The University of North Dakota has lifted sanctions against a former student it dismissed last year for sexual assault but whose alleged victim was later criminally charged with filing a false report.
Caleb's story is well known. He and a classmate had consensual sex. She lodged a complaint, and a student relations committee ruled in February 2010 that he violated four sections of UND's code of student life, including “violation of criminal or civil laws.”
At the hearing with the student relations committee, Mr. Warner's lawyer was allowed to attend but could only confer with Mr. Warner during breaks in the proceedings. Mr. Warner was forced to actually defend himself and personally ask questions of the witnesses, including the alleged victim. Witnesses were allowed to “pass” if they didn't want to answer a question.
You know, it was like the Star Chamber -- without as much fairness.
Caleb was banned from campus for three years.
Caleb asked for a rehearing based on new information; specifically, the fact that she was charged with a crime, not him. The fact that he was the real victim here, not her. One of the reasons Mr. Warner was expelled was because he supposedly violated criminal or civil laws. But it turns out that the law enforcement agency charged with actually determining if a crime should be charged determined that it was the accuser, not the accused, who violated criminal laws.
In a letter to Mr. Warner, Robert Boyd, UND's vice president of student and outreach services at the time, rejected the request and based it on a section that requires appeals to be filed within five days of any sanction.
What do you suppose the reaction would have been if Mr. Warner had been cleared of the charges but then, later, was charged with rape? Do you think there would be protests about the fact he wasn't punished? And don't you think the school would react to that?

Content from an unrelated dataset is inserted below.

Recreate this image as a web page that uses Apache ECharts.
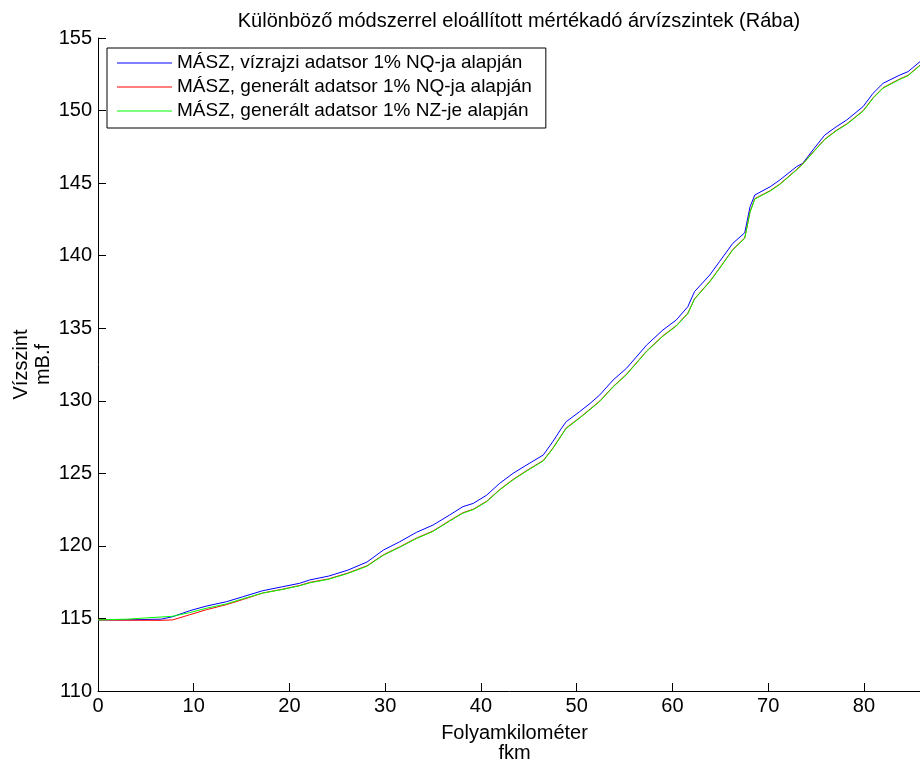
<!DOCTYPE html>
<html>
<head>
<meta charset="utf-8">
<script src="https://cdn.jsdelivr.net/npm/echarts@6/dist/echarts.min.js"></script>
<style>
html,body{margin:0;padding:0;background:#fff;overflow:hidden;}
#chart{width:920px;height:765px;}
</style>
</head>
<body>
<div id="chart"></div>
<script>
// River kilometre positions (shared by all three series)
const km = [0, 3, 6.6, 7.8, 9.56, 11.3, 13.4, 15.1, 17.2, 19.3, 21.05, 22.1, 24.1, 26.1, 28.1, 29.8, 31.5, 33.25, 35.0, 36.7, 38.1, 39.2, 40.6, 41.95, 43.35, 44.75, 46.5, 47.5, 48.4, 48.9, 50.3, 51.4, 52.4, 53.8, 55.2, 57.3, 59.0, 60.4, 61.6, 62.3, 63.9, 64.9, 66.3, 67.55, 68.1, 68.6, 70.2, 71.2, 72.95, 73.6, 74.8, 75.9, 77.1, 78.2, 79.9, 80.95, 82.0, 83.75, 84.6, 85.85, 87];

// MÁSZ, vízrajzi adatsor 1% NQ-ja alapján
const blueLevels = [114.9, 114.9, 114.95, 115.12, 115.53, 115.85, 116.15, 116.49, 116.91, 117.19, 117.42, 117.65, 117.92, 118.33, 118.89, 119.71, 120.28, 120.93, 121.44, 122.12, 122.7, 122.93, 123.5, 124.31, 125.0, 125.57, 126.26, 127.18, 128.1, 128.56, 129.25, 129.82, 130.4, 131.43, 132.24, 133.84, 134.88, 135.57, 136.48, 137.52, 138.67, 139.58, 140.85, 141.58, 143.37, 144.18, 144.75, 145.21, 146.13, 146.36, 147.4, 148.31, 148.88, 149.35, 150.27, 151.19, 151.88, 152.45, 152.68, 153.37, 153.9];

// MÁSZ, generált adatsor 1% NQ-ja alapján
const redLevels = [114.9, 114.88, 114.87, 114.9, 115.25, 115.6, 115.95, 116.3, 116.75, 117.02, 117.27, 117.48, 117.73, 118.13, 118.63, 119.38, 119.93, 120.53, 121.03, 121.73, 122.28, 122.53, 123.08, 123.88, 124.58, 125.18, 125.88, 126.73, 127.63, 128.13, 128.83, 129.43, 129.98, 130.98, 131.83, 133.43, 134.48, 135.18, 136.03, 137.03, 138.23, 139.13, 140.43, 141.23, 143.03, 143.93, 144.48, 144.93, 145.93, 146.33, 147.23, 148.03, 148.63, 149.08, 149.98, 150.88, 151.58, 152.18, 152.43, 153.13, 153.63];

// MÁSZ, generált adatsor 1% NZ-je alapján
const greenLevels = [114.9, 114.95, 115.1, 115.15, 115.4, 115.7, 116.0, 116.35, 116.75, 117.0, 117.25, 117.45, 117.7, 118.1, 118.6, 119.35, 119.9, 120.5, 121.0, 121.7, 122.25, 122.5, 123.05, 123.85, 124.55, 125.15, 125.85, 126.7, 127.6, 128.1, 128.8, 129.4, 129.95, 130.95, 131.8, 133.4, 134.45, 135.15, 136.0, 137.0, 138.2, 139.1, 140.4, 141.2, 143.0, 143.9, 144.45, 144.9, 145.9, 146.3, 147.2, 148.0, 148.6, 149.05, 149.95, 150.85, 151.55, 152.15, 152.4, 153.1, 153.6];

const seriesNames = [
  'MÁSZ, vízrajzi adatsor 1% NQ-ja alapján',
  'MÁSZ, generált adatsor 1% NQ-ja alapján',
  'MÁSZ, generált adatsor 1% NZ-je alapján'
];
const seriesColors = ['#0000ff', '#ff0000', '#00ff00'];
const titleText = 'Különböző módszerrel eloállított mértékadó árvízszintek (Rába)';
const xAxisName = 'Folyamkilométer\nfkm';
const yAxisName = 'Vízszint\nmB.f';

const FONT = "'Liberation Sans', Arial, sans-serif";
const pair = arr => km.map((k, i) => [k, arr[i]]);
const levels = [blueLevels, redLevels, greenLevels];

const chart = echarts.init(document.getElementById('chart'), null, {renderer: 'canvas'});
chart.setOption({
  animation: false,
  backgroundColor: '#fff',
  textStyle: {fontFamily: FONT},
  title: {
    text: titleText,
    left: 514,
    top: 6,
    textAlign: 'center',
    textStyle: {fontFamily: FONT, fontSize: 20, fontWeight: 'normal', color: '#000'}
  },
  legend: {
    show: true,
    orient: 'vertical',
    left: 107,
    top: 48,
    padding: [3, 14, 5, 10],
    icon: 'rect',
    itemWidth: 55,
    itemHeight: 1,
    itemGap: 0,
    backgroundColor: '#fff',
    borderColor: '#000',
    borderWidth: 1,
    borderRadius: 0,
    textStyle: {fontFamily: FONT, fontSize: 19, color: '#000', lineHeight: 24}
  },
  grid: {left: 98, top: 38, bottom: 74, right: -11, containLabel: false, outerBoundsMode: 'none'},
  xAxis: {
    type: 'value',
    min: 0,
    max: 87,
    interval: 10,
    name: xAxisName,
    nameLocation: 'middle',
    nameGap: 32,
    nameMoveOverlap: false,
    nameTextStyle: {fontFamily: FONT, fontSize: 20, color: '#000', lineHeight: 20, verticalAlign: 'top'},
    axisLine: {show: true, onZero: false, lineStyle: {color: '#000', width: 1}},
    axisTick: {inside: true, length: 8, lineStyle: {color: '#000'}},
    axisLabel: {fontFamily: FONT, fontSize: 20, color: '#000', margin: 5,
      formatter: v => (v % 10 === 0 ? String(v) : '')},
    splitLine: {show: false}
  },
  yAxis: {
    type: 'value',
    min: 110,
    max: 155,
    interval: 5,
    name: yAxisName,
    nameLocation: 'middle',
    nameRotate: 90,
    nameGap: 44,
    nameMoveOverlap: false,
    nameTextStyle: {fontFamily: FONT, fontSize: 20, color: '#000', lineHeight: 22},
    axisLine: {show: true, onZero: false, lineStyle: {color: '#000', width: 1}},
    axisTick: {show: true, inside: true, length: 8, lineStyle: {color: '#000'}},
    axisLabel: {fontFamily: FONT, fontSize: 20, color: '#000', margin: 6},
    splitLine: {show: false}
  },
  series: seriesNames.map((n, i) => ({
    name: n,
    type: 'line',
    data: pair(levels[i]),
    symbol: 'none',
    smooth: false,
    color: seriesColors[i],
    lineStyle: {color: seriesColors[i], width: 1},
    itemStyle: {color: seriesColors[i]},
    z: 2 + i
  }))
});
</script>
</body>
</html>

The questions scarcely survive their statement.
It turns out that UND revealed it had used the very same evidence to find Caleb Warner guilty of sexual assault that the police and prosecutor had used to charge his accuser with lying to law enforcement.
Finally, North Dakota’s provost, Paul A. LeBel, wrote last week in a formal ruling that although the presumption of innocence applies to the accuser, who will not be extradited for the case to proceed, the arrest warrant reflects the “professional judgment of a trained law-enforcement officer that there was probable cause to doubt” the accusation. The sanctions against Caleb were lifted.
It was a very belated, but correct, decision.